Budget strapped, Roeland Park allows concealed carry in all public buildings

Roeland Park, Kan. - With its budget stretched to the limit already, the city of Roeland Park had little choice Thursday night but to decide to allow concealed weapons to be carried in all public buildings by a July 1 deadline required by a new state law.

The law, signed by Governor Sam Brownback in April, requires all municipalities in Kansas to either secure public buildings – everything from city hall to rec centers – to keep any and all weapons out, or allow concealed carry license holders to bring in their weapons.

In recent weeks, larger cities including Lawrence and Prairie Village have asked the state for an extra six months to determine at which of their buildings they may want to install additional security. The security comes at a cost of roughly $42,000 per building.

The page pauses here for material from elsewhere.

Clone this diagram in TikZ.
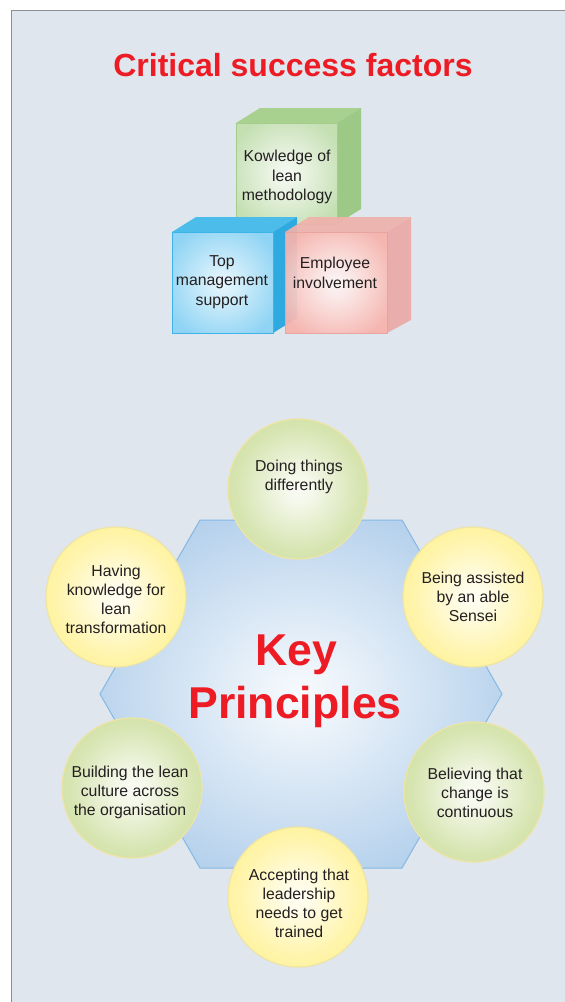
\documentclass[tikz,border=0pt]{standalone}
\usepackage{fontspec}
\setmainfont{Liberation Sans}
\definecolor{panel}{HTML}{DFE6ED}
\definecolor{panelrule}{HTML}{8E8E8E}
\definecolor{txt}{HTML}{231F20}
\definecolor{keyred}{HTML}{ED1C24}
\definecolor{greenout}{HTML}{CADC98}
\definecolor{yellowout}{HTML}{FFF08C}
\definecolor{rim}{HTML}{EDE4A6}
\definecolor{hexout}{HTML}{A2C5E7}
\definecolor{hexrim}{HTML}{86B8E3}
\definecolor{gfront}{HTML}{C4DFB2}
\definecolor{gtop}{HTML}{A8D08E}
\definecolor{gside}{HTML}{9CC986}
\definecolor{grim}{HTML}{A3CD8C}
\definecolor{bfront}{HTML}{8FD4F4}
\definecolor{btop}{HTML}{4CBCEB}
\definecolor{bside}{HTML}{2FAAE0}
\definecolor{brim}{HTML}{3DB3E7}
\definecolor{rfront}{HTML}{F7B3AC}
\definecolor{rtop}{HTML}{EFB2AC}
\definecolor{rside}{HTML}{EAAAA6}
\definecolor{rrim}{HTML}{E8A39E}
\pgfdeclareradialshading{greenball}{\pgfpoint{0bp}{0bp}}{color(0bp)=(white!90!greenout); color(5bp)=(white!80!greenout); color(22bp)=(white!25!greenout); color(35bp)=(greenout); color(50bp)=(greenout)}
\pgfdeclareradialshading{yellowball}{\pgfpoint{0bp}{0bp}}{color(0bp)=(white!90!yellowout); color(5bp)=(white!80!yellowout); color(22bp)=(white!25!yellowout); color(35bp)=(yellowout); color(50bp)=(yellowout)}
\pgfdeclareradialshading{hexshade}{\pgfpoint{0bp}{0bp}}{color(0bp)=(white!92!hexout); color(5bp)=(white!80!hexout); color(22bp)=(white!35!hexout); color(35bp)=(hexout); color(50bp)=(hexout)}
\pgfdeclareradialshading{gshade}{\pgfpoint{0bp}{0bp}}{color(0bp)=(white!85!gfront); color(8bp)=(white!65!gfront); color(30bp)=(gfront); color(50bp)=(gfront)}
\pgfdeclareradialshading{bshade}{\pgfpoint{0bp}{0bp}}{color(0bp)=(white!80!bfront); color(8bp)=(white!60!bfront); color(30bp)=(bfront); color(50bp)=(bfront)}
\pgfdeclareradialshading{rshade}{\pgfpoint{0bp}{0bp}}{color(0bp)=(white!90!rfront); color(8bp)=(white!70!rfront); color(30bp)=(rfront); color(50bp)=(rfront)}
\tikzset{
  ball/.style={circle, minimum size=140pt, inner sep=0pt, draw=rim, line width=1.2pt, shading=#1},
  lbl/.style={align=center, text=txt, font=\fontsize{15.8}{19}\selectfont, inner sep=0pt},
  cubelbl/.style={align=center, text=txt, font=\fontsize{15.8}{19.5}\selectfont, inner sep=0pt},
  bigred/.style={text=keyred, font=\bfseries\fontsize{44.6}{53}\selectfont, inner sep=0pt, anchor=base},
}
\begin{document}
\begin{tikzpicture}[x=1pt,y=-1pt]
\useasboundingbox (0,0) rectangle (565,1002);
\fill[white] (0,0) rectangle (565,1002);
\fill[panel] (11,10) rectangle (566,1003);
\draw[panelrule, line width=1.3pt] (11.6,1003) -- (11.6,10.6) -- (566,10.6);

% title
\node[text=keyred, font=\bfseries\fontsize{32}{38}\selectfont, inner sep=0pt, anchor=base] (title) at (293,76) {Critical success factors};

% green cube (back)
\fill[gtop] (236,123) -- (260,108) -- (361,108) -- (337,123) -- cycle;
\fill[gside] (337,123) -- (361,108) -- (361,209) -- (337,224) -- cycle;
\path[shading=gshade, draw=grim, line width=1pt] (236,123) rectangle (337,224);
\node[cubelbl] (kow) at (287,177) {Kowledge of\\lean\\methodology};

% blue cube
\fill[btop] (172,232) -- (196,217) -- (297,217) -- (273,232) -- cycle;
\fill[bside] (273,232) -- (297,217) -- (297,318) -- (273,333) -- cycle;
\path[shading=bshade, draw=brim, line width=1pt] (172,232) rectangle (273,333);
\node[cubelbl] (top) at (222,282) {Top\\management\\support};

% red cube
\begin{scope}[opacity=0.93]
\fill[rtop] (285,232) -- (309,217) -- (411,217) -- (387,232) -- cycle;
\fill[rside] (387,232) -- (411,217) -- (411,320) -- (387,333) -- cycle;
\path[shading=rshade, draw=rrim, line width=1pt] (285,232) rectangle (387,333);
\end{scope}
\node[cubelbl] (emp) at (335,273) {Employee\\involvement};

% hexagon
\path[shading=hexshade, draw=hexrim, line width=1pt] (200,520) -- (402,520) -- (502,694) -- (402,868) -- (200,868) -- (100,694) -- cycle;
\node[bigred] (key) at (296,665) {Key};
\node[bigred] (prin) at (295,718) {Principles};

% circles
\node[ball=greenball] (c1) at (298,489) {};
\node[lbl] (t1) at (299,476.5) {Doing things\\differently};
\node[ball=yellowball] (c2) at (116,597) {};
\node[lbl] (t2) at (116,599) {Having\\knowledge for\\lean\\transformation};
\node[ball=yellowball] (c3) at (473,597) {};
\node[lbl] (t3) at (473,597) {Being assisted\\by an able\\Sensei};
\node[ball=greenball] (c4) at (132,788) {};
\node[lbl] (t4) at (130,792.5) {Building the lean\\culture across\\the organisation};
\node[ball=greenball] (c5) at (474,792) {};
\node[lbl] (t5) at (475,792.5) {Believing that\\change is\\continuous};
\node[ball=yellowball] (c6) at (298,897) {};
\node[lbl] (t6) at (299,903) {Accepting that\\leadership\\needs to get\\trained};
\end{tikzpicture}
\end{document}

In Roeland Park, where the likely departure of a Walmart that provides the city's largest source of tax revenue has blown a whole in future budgets, the council knew such costly security measures were not an option.

"In order to do anything to come close to any type of security is going to be tremendously expensive, and we could spend a lot of time trying to develop a safety plan," said Rex Taylor, the city's chief of police. "We didn't want to develop a safety plan saying we're going to do something when clearly we weren't going to be able to."

Some city council members said they were frustrated by what they saw as an unfunded mandate from the state.

"I know how they feel when the federal government puts unfunded mandates upon them, and we have the same feeling now," said councilman Marek Gliniecki of state legislators who passed the bill.

Officials in Roeland park said they do not think the expanded opportunities for concealed carry in the city pose any public danger.

"People that carry a concealed handgun that are licensed to do that have gone through background checks," said Taylor. "They're not the ones that you're really concerned about when you're thinking about the harm that someone can do with a handgun in a meeting."